**Exercise task**
Reproduce, please, only the lines from the first line below to the line containing "contra aftosa.<br>Fuente: SENASA.</div>", inclusive.

**Collected data**
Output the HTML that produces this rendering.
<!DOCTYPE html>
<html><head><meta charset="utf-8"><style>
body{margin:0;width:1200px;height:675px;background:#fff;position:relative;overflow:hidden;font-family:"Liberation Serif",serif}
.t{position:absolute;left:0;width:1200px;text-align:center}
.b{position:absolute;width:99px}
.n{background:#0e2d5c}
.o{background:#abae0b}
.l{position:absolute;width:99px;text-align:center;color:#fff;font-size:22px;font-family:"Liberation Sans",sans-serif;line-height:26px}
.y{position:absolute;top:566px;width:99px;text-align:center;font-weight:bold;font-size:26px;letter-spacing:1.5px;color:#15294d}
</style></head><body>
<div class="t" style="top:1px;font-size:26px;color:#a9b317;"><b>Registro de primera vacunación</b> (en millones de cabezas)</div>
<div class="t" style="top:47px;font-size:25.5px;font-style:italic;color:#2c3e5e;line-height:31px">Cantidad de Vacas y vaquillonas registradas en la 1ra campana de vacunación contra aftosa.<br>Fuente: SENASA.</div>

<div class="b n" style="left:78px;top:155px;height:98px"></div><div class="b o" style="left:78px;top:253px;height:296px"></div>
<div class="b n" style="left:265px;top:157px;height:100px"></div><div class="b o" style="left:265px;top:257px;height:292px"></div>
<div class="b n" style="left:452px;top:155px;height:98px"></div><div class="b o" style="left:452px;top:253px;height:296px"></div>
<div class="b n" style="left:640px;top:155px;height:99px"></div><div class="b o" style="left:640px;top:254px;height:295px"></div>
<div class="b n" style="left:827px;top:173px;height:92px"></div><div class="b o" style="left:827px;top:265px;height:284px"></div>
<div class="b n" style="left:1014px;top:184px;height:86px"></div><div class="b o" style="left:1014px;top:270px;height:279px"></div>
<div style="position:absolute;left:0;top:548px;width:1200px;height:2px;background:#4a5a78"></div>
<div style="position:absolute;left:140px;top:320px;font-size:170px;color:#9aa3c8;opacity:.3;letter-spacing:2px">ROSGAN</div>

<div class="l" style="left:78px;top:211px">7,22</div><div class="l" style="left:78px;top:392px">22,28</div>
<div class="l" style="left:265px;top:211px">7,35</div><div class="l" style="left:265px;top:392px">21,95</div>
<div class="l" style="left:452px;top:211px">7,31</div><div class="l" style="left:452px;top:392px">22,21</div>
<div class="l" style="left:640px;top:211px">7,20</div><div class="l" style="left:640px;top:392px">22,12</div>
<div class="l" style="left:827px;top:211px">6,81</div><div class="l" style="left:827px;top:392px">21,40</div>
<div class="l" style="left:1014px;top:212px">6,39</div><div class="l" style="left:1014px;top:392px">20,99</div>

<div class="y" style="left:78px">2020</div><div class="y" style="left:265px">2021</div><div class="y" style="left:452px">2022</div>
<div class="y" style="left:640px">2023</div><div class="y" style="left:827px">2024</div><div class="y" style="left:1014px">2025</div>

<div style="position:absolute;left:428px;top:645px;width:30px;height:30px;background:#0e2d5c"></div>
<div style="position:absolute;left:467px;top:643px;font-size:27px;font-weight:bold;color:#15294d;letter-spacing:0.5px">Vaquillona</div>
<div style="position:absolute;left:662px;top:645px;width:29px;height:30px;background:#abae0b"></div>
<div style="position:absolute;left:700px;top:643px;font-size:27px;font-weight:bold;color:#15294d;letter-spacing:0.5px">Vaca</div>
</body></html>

**Solution to this problem**
Output the HTML that produces this rendering.
<!DOCTYPE html>
<html><head><meta charset="utf-8"><style>
body{margin:0;width:1200px;height:675px;background:#fff;position:relative;overflow:hidden;font-family:"Liberation Serif",serif}
.t{position:absolute;left:0;width:1200px;text-align:center}
.b{position:absolute;width:99px}
.n{background:#0e2d5c}
.o{background:#abae0b}
.l{position:absolute;width:99px;text-align:center;color:#fff;font-size:22px;font-family:"Liberation Sans",sans-serif;line-height:26px}
.y{position:absolute;top:566px;width:99px;text-align:center;font-weight:bold;font-size:26px;letter-spacing:1.5px;color:#15294d}
</style></head><body>
<div class="t" style="top:1px;font-size:26px;color:#a9b317;"><b>Registro de primera vacunación</b> (en millones de cabezas)</div>
<div class="t" style="top:47px;font-size:25.5px;font-style:italic;color:#2c3e5e;line-height:31px">Cantidad de Vacas y vaquillonas registradas en la 1ra campana de vacunación contra aftosa.<br>Fuente: SENASA.</div>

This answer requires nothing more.